Rapid Prototyping
On my second time taking the 3D modeling/animation class at OSU, we struck up a deal with Columbus-based Laser Reproductions to cheaply produce stereolithographic rapid prototypes at a student-affordable rate. These aren’t those fragile plaster things you usually see, either. These are a translucent plastic formed from thousands of liquid layers cured with a UV laser.
Preparing models for prototyping is a bit of a challenge. There are angles that can’t be reproduced, and everything has to be perfectly solid with no normals or vertices misbehaving. Since some folks in the class were doing 3D for the first time, it was my job to clean up other people’s models in addition to preparing my own.

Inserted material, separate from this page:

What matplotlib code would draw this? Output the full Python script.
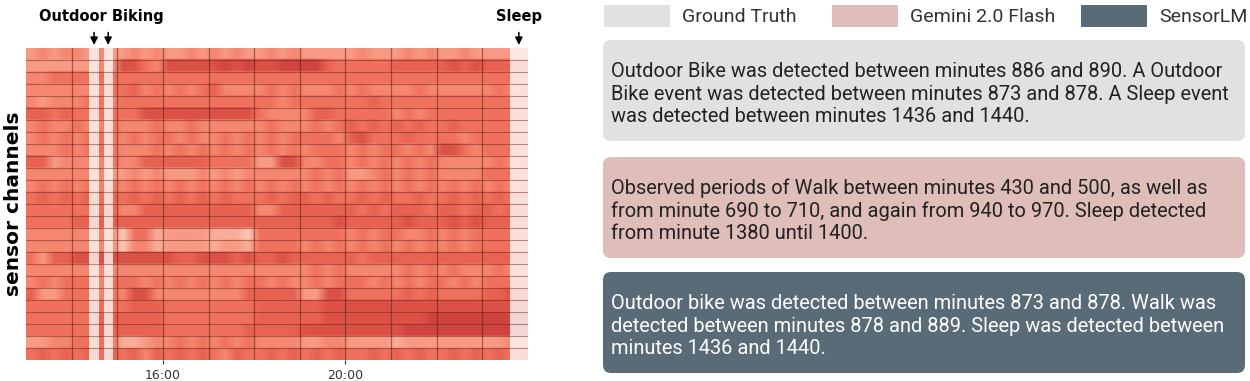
import numpy as np
import matplotlib.pyplot as plt
from matplotlib.colors import LinearSegmentedColormap
from matplotlib.patches import FancyBboxPatch, Rectangle

# sensor heatmap, 15-min bins from 13:00 to 24:00 (one group per hour)
# 0 = very light ... 9 = very dark
channels = [
    "3434 4343 3434 3343 4343 3434 3333 3433 3434 3343 3333",
    "3333 3343 7754 7777 7878 7788 8865 5555 6666 6767 6666",
    "4455 5555 5555 5555 5555 5555 5555 5555 5555 5555 5555",
    "4444 4445 5645 4545 6444 4545 4445 4544 4454 4444 4545",
    "4344 4554 5555 5555 5555 5545 5555 5565 5555 5555 5555",
    "6656 5555 5577 7777 7777 5444 4665 5555 4545 5555 5555",
    "4544 5445 4445 4454 4444 4544 4545 6565 6565 5655 5555",
    "4545 4555 4545 5454 4545 4545 5554 6755 5655 5545 5555",
    "4445 4555 4445 4545 4545 4545 4555 4545 5454 7754 5555",
    "6634 4445 4466 6666 5555 3377 4455 4545 4545 4444 4545",
    "4444 4443 3434 3334 3434 4444 4545 3345 4545 4444 5555",
    "4545 4545 4545 4545 4545 4545 4545 4545 4545 4545 4545",
    "5656 5656 5656 5656 5655 5656 6565 5656 5565 5656 5656",
    "5555 5556 4466 6666 6666 4466 6666 6565 6665 6656 6566",
    "5555 6666 6666 6666 6666 6666 6667 6666 6766 6767 6666",
    "4444 4444 1552 3333 2221 5555 5555 4545 5445 4545 5555",
    "4444 4444 1442 3333 2332 5555 4545 4545 4545 4545 5555",
    "5366 7777 7777 7667 7767 6676 6666 6566 6666 6666 6666",
    "4444 4444 4444 4444 4444 4444 4545 4444 4545 4544 4545",
    "4545 5545 5545 4545 4545 5454 4545 5545 4545 5454 5555",
    "6335 5545 4774 4444 4446 6666 3377 5555 5656 5555 6677",
    "5555 5555 5666 5555 5555 6666 6677 7777 7777 7777 7777",
    "5555 5566 6666 5555 5555 6666 6677 7777 7778 8888 8888",
    "5555 5566 6666 5555 5556 6666 7777 7777 7888 8888 8888",
    "3344 5555 2234 4545 4545 4444 3344 3333 2333 3333 3344",
    "5656 5656 5646 5656 5465 5656 5656 5565 6565 5656 5656",
]
t_start, t_end = 780, 1440  # minutes of day
bike_events = [(863, 876), (882, 894)]
sleep_events = [(1416, 1440)]
tick_minutes = [960, 1200]
tick_labels = ["16:00", "20:00"]

legend_names = ["Ground Truth", "Gemini 2.0 Flash", "SensorLM"]
legend_colors = ["#e1e1e1", "#dfbdb8", "#596b76"]
box_texts = [
    "Outdoor Bike was detected between minutes 886 and 890. A Outdoor\n"
    "Bike event was detected between minutes 873 and 878. A Sleep event\n"
    "was detected between minutes 1436 and 1440.",
    "Observed periods of Walk between minutes 430 and 500, as well as\n"
    "from minute 690 to 710, and again from 940 to 970. Sleep detected\n"
    "from minute 1380 until 1400.",
    "Outdoor bike was detected between minutes 873 and 878. Walk was\n"
    "detected between minutes 878 and 889. Sleep was detected between\n"
    "minutes 1436 and 1440.",
]
text_colors = ["#222222", "#222222", "white"]

grid = np.array([[int(c) for c in row.replace(" ", "")] for row in channels], dtype=float)
img = np.repeat(grid, 8, axis=0)
n_rows = len(channels)

heat = LinearSegmentedColormap.from_list("heat", [
    "#fde4dc", "#fbc6b6", "#f9ad98", "#f89a84", "#f5866f",
    "#f0725e", "#e86252", "#dd5247", "#d04540", "#c03838"])

fig = plt.figure(figsize=(12.5, 3.81), dpi=100)

# right-hand panel in pixel coords
axr = fig.add_axes([0, 0, 1, 1], zorder=-1)
axr.set_xlim(0, 1250)
axr.set_ylim(381, 0)
axr.axis("off")

# heatmap
ax = fig.add_axes([0.0208, 0.0551, 0.4016, 0.8197])
ax.imshow(img, cmap=heat, vmin=0, vmax=9, aspect="auto", interpolation="bilinear",
          extent=(t_start, t_end, n_rows, 0))
for i in range(1, n_rows):
    ax.axhline(i, color="#5c2018", lw=0.8, alpha=0.45)
for m in range(t_start + 60, t_end, 60):
    ax.axvline(m, color="#5c2018", lw=0.9, alpha=0.55)
for a, b in bike_events:
    ax.axvspan(a, b, color="white", alpha=0.75, lw=0)
for a, b in sleep_events:
    ax.axvspan(a, b, color="white", alpha=0.78, lw=0)

ax.set_xlim(t_start, t_end)
ax.set_ylim(n_rows, 0)
ax.set_xticks(tick_minutes, tick_labels)
ax.set_yticks([])
ax.tick_params(axis="x", length=3, labelsize=9, colors="#333333")
for s in ax.spines.values():
    s.set_visible(False)
ax.set_ylabel("sensor channels", fontsize=14.5, fontweight="bold", labelpad=2)

arrow = dict(arrowstyle="-|>", color="black", lw=1.1, mutation_scale=11)
for a, b in bike_events + sleep_events:
    ax.annotate("", xy=((a + b) / 2, 0), xytext=((a + b) / 2, -1.5),
                arrowprops=arrow, annotation_clip=False)
bike_mid = np.mean([(a + b) / 2 for a, b in bike_events])
ax.text(bike_mid, -2.6, "Outdoor Biking", ha="center", va="center",
        fontsize=10.5, fontweight="bold", clip_on=False)
sleep_mid = np.mean([(a + b) / 2 for a, b in sleep_events])
ax.text(sleep_mid, -2.6, "Sleep", ha="center", va="center",
        fontsize=10.5, fontweight="bold", clip_on=False)

# legend
sw_x = [604, 832, 1081]
for x, name, c in zip(sw_x, legend_names, legend_colors):
    axr.add_patch(Rectangle((x, 5), 66, 22, color=c, lw=0))
    axr.text(x + 78, 16.5, name, fontsize=14, family="Roboto", color="#333333", va="center")

# text boxes
box_tops = [40, 157, 272]
for top, txt, c, tc in zip(box_tops, box_texts, legend_colors, text_colors):
    axr.add_patch(FancyBboxPatch((603, top), 642, 101,
                                 boxstyle="round,pad=0,rounding_size=8", color=c, lw=0))
    axr.text(611, top + 54, txt, fontsize=14.4, family="Roboto", color=tc,
             va="center", ha="left", linespacing=1.22)

fig.savefig("out.png", dpi=100)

Enuma was my first model produced. The character is based on Marduk from Babylonian mythos. From within this primal god’s shell, a tiny dodecahedron is produced as a reference to the 3D modeling process.
Tralfamadorian Predation shows a pouncing Phidippus Audax, a type of American jumping spider, in many points of its jump simultaneously. This is my take on the class’s instructions to model an animation in a single frame.
4 Viewports represents the modeling experience. In most 3D modeling software, the user sees a standard four viewports, each a different camera pointing at the subject from another angle. The most common angles are Front, Side, Top, and Perspective. This model takes a human figure and places it in those four views in physical space.
I slipped this model in to a production run after finishing my assignments. I based the model off of a sketch I borrowed from a Columbus, OH Artist and good friend of mine. I love the style of her character sketches, and I had to see one in the “real world.”